-------- MATERIAL --------
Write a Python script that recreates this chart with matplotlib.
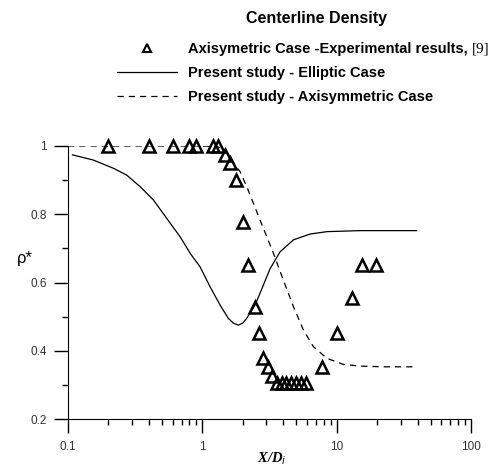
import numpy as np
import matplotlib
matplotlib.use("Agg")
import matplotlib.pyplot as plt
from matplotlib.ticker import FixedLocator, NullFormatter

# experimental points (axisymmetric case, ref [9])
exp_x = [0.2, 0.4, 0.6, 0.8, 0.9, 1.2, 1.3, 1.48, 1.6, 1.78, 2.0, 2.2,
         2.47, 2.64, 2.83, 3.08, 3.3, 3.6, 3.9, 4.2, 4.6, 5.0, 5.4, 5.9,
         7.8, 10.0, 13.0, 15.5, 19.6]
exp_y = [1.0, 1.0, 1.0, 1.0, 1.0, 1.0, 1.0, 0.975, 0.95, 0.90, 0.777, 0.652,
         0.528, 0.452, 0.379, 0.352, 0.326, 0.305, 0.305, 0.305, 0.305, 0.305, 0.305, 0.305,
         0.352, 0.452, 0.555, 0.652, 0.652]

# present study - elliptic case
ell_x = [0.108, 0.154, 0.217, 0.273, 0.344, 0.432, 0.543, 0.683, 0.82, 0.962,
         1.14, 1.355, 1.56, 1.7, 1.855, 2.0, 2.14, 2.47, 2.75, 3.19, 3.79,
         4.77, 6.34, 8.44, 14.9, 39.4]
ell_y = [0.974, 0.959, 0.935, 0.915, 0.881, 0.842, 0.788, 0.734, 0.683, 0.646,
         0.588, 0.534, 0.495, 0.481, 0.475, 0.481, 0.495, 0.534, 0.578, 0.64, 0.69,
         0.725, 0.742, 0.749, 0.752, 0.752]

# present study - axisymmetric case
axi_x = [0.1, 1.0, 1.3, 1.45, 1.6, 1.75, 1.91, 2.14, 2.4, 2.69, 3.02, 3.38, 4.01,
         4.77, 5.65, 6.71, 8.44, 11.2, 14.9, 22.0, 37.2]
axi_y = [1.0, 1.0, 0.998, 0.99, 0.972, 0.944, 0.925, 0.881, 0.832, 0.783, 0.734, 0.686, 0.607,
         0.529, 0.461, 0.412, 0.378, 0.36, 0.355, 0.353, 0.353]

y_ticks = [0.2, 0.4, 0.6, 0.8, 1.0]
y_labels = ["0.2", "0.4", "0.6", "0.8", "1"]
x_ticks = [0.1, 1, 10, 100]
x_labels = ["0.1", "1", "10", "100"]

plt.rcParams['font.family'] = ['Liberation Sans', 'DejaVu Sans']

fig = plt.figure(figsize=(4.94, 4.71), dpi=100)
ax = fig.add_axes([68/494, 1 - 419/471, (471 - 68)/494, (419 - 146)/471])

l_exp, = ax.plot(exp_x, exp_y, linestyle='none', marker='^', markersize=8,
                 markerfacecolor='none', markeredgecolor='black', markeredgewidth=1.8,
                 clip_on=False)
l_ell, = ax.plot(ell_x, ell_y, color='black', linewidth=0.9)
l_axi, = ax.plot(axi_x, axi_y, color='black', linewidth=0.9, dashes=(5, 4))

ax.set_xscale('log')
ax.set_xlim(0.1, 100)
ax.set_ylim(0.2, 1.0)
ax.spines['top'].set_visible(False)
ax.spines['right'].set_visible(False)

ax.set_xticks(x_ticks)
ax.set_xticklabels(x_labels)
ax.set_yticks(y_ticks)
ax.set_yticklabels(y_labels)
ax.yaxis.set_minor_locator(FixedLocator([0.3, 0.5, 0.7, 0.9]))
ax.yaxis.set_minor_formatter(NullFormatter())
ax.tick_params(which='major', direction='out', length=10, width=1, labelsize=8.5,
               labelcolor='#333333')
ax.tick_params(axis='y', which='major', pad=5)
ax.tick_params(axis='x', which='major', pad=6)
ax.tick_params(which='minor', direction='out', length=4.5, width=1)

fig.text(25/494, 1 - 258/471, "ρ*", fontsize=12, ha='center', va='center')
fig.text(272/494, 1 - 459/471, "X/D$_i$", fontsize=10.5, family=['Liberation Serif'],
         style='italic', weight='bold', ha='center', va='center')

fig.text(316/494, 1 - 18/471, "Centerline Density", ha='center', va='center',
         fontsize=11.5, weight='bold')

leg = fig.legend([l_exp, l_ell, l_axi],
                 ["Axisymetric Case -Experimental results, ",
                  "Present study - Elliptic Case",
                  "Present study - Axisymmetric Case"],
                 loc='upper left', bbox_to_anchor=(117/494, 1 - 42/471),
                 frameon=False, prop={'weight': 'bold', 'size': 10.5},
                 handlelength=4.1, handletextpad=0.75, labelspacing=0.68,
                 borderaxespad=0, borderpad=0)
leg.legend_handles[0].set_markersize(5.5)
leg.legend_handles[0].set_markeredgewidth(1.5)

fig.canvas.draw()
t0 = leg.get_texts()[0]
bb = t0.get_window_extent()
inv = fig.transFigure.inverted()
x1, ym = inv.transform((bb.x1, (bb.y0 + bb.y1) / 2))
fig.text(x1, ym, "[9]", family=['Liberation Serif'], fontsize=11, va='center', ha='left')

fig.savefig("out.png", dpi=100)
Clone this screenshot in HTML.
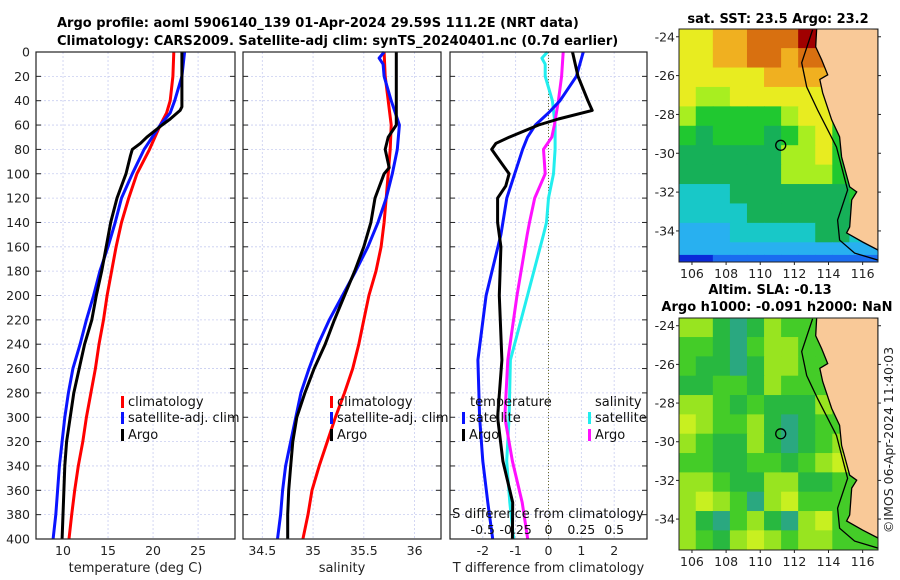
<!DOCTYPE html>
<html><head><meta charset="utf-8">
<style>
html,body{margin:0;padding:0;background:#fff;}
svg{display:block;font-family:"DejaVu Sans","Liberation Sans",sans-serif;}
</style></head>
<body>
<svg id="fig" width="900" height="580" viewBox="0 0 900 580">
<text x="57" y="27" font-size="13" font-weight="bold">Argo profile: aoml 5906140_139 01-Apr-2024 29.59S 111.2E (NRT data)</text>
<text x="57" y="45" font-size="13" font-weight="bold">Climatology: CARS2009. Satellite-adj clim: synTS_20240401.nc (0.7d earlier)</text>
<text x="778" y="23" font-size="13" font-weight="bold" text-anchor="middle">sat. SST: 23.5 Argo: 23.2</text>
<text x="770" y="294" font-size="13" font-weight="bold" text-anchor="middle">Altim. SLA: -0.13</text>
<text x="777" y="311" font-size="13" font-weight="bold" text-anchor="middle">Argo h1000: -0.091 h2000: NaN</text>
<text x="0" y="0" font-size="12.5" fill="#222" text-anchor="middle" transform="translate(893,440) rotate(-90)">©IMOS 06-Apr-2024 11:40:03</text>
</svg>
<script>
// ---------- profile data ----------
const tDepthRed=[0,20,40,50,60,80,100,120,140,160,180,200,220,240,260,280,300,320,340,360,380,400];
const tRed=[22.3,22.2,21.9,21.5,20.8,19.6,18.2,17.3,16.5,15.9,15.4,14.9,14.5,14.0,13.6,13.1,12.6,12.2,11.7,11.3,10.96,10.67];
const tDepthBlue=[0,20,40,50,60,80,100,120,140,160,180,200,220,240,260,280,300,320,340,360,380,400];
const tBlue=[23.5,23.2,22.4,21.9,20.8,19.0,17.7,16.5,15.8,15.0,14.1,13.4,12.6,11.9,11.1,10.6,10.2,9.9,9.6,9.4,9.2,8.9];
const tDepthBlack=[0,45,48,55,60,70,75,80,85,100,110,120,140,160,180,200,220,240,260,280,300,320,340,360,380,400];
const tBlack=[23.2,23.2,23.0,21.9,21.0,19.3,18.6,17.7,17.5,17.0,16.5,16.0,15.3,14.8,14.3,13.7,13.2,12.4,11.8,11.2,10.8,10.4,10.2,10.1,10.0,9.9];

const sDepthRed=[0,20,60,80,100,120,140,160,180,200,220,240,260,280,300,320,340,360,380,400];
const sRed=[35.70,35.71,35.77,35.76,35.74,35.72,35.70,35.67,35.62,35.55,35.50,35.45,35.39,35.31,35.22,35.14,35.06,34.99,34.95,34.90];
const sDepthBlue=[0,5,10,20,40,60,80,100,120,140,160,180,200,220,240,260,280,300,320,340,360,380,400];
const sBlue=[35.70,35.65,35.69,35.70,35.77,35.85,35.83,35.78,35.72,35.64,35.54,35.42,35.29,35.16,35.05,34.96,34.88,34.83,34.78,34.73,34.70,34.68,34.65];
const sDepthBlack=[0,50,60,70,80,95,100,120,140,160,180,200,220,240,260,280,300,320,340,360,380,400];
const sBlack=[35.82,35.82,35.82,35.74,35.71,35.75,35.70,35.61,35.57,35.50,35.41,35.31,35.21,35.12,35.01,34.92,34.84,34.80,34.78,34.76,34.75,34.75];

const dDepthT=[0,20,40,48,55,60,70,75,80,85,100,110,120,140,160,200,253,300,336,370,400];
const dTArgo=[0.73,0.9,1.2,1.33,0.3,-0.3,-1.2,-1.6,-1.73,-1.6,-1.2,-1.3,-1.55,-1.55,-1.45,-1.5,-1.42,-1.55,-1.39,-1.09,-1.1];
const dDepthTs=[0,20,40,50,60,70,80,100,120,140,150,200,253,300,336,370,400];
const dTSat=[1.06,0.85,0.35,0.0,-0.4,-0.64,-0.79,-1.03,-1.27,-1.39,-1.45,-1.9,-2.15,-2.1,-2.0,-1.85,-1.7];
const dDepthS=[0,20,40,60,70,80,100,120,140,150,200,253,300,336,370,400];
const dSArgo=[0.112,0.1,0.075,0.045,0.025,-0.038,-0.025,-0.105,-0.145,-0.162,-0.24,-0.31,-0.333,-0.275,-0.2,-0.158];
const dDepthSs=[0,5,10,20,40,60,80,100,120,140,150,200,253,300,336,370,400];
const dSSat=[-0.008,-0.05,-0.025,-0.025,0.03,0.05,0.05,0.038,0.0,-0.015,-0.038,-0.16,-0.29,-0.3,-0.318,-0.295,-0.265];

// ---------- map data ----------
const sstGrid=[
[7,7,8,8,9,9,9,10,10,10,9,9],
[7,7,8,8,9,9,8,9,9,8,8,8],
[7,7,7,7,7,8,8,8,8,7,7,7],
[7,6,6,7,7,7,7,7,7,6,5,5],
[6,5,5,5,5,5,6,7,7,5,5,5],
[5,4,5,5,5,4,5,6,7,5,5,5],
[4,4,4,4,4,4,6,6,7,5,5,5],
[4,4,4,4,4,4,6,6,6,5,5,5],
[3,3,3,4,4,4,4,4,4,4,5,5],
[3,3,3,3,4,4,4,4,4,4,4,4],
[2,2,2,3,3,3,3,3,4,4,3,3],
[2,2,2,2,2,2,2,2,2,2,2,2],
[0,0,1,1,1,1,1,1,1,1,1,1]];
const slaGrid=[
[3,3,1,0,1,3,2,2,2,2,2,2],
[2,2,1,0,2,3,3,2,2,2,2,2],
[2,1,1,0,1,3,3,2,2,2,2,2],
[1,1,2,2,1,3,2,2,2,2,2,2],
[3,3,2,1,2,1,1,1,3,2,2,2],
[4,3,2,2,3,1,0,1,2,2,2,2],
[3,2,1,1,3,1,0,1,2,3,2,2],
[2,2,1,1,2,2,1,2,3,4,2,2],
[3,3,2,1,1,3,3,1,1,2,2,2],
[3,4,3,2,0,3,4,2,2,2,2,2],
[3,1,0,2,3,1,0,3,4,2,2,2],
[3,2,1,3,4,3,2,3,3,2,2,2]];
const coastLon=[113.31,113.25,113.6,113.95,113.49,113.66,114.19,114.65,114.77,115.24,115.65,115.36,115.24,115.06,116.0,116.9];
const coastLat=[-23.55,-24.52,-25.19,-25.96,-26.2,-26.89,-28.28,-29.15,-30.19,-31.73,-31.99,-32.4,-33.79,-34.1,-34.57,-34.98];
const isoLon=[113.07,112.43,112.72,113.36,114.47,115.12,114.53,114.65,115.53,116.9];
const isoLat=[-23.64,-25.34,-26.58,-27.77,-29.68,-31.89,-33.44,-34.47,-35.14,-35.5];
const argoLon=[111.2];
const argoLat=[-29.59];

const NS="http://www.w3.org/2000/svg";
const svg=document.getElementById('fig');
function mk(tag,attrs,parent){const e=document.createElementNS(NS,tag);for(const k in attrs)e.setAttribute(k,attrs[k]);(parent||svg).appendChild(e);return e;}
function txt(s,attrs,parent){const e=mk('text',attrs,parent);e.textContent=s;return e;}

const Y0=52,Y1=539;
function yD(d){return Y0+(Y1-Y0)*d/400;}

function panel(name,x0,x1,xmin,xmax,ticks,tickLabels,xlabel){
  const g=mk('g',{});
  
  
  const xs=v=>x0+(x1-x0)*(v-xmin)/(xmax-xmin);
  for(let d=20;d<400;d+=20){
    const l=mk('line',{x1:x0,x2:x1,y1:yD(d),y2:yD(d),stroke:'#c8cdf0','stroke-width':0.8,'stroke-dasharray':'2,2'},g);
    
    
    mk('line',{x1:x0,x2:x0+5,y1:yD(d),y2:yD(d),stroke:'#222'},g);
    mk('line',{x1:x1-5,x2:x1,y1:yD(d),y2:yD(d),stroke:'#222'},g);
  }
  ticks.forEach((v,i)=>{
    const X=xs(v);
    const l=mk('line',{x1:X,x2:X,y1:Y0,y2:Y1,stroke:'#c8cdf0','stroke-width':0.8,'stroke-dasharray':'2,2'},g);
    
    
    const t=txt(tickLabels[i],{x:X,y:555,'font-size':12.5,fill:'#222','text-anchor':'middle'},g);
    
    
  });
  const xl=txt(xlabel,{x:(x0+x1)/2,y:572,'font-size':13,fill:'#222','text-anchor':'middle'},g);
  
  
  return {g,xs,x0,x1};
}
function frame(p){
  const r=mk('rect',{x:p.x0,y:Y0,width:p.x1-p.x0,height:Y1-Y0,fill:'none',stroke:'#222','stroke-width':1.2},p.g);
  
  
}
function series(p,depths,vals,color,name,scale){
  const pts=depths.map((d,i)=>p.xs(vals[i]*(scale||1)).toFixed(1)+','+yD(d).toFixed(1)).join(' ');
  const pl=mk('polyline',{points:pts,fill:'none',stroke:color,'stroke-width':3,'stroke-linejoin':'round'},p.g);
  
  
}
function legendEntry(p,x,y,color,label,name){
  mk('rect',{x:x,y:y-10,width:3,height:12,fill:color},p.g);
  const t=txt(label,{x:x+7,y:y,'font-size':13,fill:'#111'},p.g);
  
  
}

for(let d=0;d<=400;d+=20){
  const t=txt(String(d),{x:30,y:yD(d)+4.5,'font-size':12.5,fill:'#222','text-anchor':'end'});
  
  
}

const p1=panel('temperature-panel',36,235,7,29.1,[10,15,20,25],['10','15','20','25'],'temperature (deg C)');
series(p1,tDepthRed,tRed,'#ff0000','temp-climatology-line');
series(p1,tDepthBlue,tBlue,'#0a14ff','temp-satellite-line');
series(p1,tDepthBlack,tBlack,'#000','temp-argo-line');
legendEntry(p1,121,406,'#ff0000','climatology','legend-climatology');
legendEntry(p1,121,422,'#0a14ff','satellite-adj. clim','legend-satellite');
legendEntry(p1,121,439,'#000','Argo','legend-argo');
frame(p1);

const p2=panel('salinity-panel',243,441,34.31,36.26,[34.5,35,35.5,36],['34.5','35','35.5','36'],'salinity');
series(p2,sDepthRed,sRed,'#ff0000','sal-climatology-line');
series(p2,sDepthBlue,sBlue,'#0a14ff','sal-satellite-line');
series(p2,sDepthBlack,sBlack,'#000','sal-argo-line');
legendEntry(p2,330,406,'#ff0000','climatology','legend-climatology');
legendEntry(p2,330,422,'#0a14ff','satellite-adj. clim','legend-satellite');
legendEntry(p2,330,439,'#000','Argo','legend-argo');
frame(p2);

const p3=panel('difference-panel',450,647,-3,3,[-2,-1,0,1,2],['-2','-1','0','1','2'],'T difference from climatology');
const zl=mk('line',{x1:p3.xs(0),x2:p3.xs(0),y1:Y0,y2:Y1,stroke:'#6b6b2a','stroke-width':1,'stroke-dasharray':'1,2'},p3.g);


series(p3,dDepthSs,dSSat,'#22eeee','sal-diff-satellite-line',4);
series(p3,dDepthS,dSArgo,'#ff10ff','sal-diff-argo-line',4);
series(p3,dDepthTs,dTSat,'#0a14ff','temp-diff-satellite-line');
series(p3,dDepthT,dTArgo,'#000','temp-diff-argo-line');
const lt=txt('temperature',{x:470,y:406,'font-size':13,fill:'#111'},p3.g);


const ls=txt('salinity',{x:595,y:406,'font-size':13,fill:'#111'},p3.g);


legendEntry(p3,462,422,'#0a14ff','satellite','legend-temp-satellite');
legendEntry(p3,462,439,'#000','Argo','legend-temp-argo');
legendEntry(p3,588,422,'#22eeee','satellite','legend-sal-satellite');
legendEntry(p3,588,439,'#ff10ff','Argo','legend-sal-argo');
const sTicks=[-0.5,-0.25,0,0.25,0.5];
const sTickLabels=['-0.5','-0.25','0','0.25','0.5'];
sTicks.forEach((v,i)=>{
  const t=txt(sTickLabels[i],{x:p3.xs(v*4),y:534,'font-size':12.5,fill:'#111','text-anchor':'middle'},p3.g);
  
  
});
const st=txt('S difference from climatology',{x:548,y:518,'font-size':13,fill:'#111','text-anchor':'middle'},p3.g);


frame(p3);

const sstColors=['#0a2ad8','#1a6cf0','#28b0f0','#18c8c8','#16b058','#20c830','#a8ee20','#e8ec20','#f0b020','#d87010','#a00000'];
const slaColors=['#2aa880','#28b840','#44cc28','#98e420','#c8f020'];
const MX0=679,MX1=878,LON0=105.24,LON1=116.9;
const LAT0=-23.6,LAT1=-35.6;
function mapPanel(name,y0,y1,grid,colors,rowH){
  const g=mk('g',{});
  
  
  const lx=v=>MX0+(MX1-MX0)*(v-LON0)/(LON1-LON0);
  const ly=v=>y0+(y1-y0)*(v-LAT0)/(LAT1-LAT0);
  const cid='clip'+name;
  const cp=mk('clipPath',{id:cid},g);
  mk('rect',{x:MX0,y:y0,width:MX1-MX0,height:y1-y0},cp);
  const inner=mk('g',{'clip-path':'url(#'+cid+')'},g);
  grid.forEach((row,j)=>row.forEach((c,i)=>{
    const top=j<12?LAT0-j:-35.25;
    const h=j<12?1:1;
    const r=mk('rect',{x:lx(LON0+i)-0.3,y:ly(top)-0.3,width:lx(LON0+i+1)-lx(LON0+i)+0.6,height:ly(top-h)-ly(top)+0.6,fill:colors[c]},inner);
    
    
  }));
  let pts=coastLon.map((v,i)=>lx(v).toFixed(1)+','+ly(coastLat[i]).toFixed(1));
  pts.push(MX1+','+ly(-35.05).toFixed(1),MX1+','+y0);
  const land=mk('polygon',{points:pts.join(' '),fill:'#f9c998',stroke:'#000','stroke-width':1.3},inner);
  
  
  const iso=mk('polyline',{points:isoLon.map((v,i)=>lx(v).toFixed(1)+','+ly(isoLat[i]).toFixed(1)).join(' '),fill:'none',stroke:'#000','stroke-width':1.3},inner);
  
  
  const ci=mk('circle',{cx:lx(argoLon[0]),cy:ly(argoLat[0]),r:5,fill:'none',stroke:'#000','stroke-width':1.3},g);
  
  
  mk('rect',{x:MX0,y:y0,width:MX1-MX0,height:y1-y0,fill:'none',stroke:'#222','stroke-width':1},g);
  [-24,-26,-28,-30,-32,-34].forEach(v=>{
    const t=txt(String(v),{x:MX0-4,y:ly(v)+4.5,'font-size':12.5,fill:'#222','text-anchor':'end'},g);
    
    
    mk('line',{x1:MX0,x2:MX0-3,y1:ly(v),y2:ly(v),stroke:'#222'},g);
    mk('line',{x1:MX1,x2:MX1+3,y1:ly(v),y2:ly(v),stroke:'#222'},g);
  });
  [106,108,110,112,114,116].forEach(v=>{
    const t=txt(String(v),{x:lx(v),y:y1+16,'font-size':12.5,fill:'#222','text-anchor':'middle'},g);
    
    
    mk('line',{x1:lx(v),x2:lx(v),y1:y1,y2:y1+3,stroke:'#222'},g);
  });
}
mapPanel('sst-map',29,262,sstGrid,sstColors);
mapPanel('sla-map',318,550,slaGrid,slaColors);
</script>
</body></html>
--------
__JOB__
Transcribe, from the records above, the first line and every line after it up to and including the line with "0.725, 0.742, 0.749, 0.752, 0.752]"; omit pictures.

__FINAL ANSWER__
Write a Python script that recreates this chart with matplotlib.
import numpy as np
import matplotlib
matplotlib.use("Agg")
import matplotlib.pyplot as plt
from matplotlib.ticker import FixedLocator, NullFormatter

# experimental points (axisymmetric case, ref [9])
exp_x = [0.2, 0.4, 0.6, 0.8, 0.9, 1.2, 1.3, 1.48, 1.6, 1.78, 2.0, 2.2,
         2.47, 2.64, 2.83, 3.08, 3.3, 3.6, 3.9, 4.2, 4.6, 5.0, 5.4, 5.9,
         7.8, 10.0, 13.0, 15.5, 19.6]
exp_y = [1.0, 1.0, 1.0, 1.0, 1.0, 1.0, 1.0, 0.975, 0.95, 0.90, 0.777, 0.652,
         0.528, 0.452, 0.379, 0.352, 0.326, 0.305, 0.305, 0.305, 0.305, 0.305, 0.305, 0.305,
         0.352, 0.452, 0.555, 0.652, 0.652]

# present study - elliptic case
ell_x = [0.108, 0.154, 0.217, 0.273, 0.344, 0.432, 0.543, 0.683, 0.82, 0.962,
         1.14, 1.355, 1.56, 1.7, 1.855, 2.0, 2.14, 2.47, 2.75, 3.19, 3.79,
         4.77, 6.34, 8.44, 14.9, 39.4]
ell_y = [0.974, 0.959, 0.935, 0.915, 0.881, 0.842, 0.788, 0.734, 0.683, 0.646,
         0.588, 0.534, 0.495, 0.481, 0.475, 0.481, 0.495, 0.534, 0.578, 0.64, 0.69,
         0.725, 0.742, 0.749, 0.752, 0.752]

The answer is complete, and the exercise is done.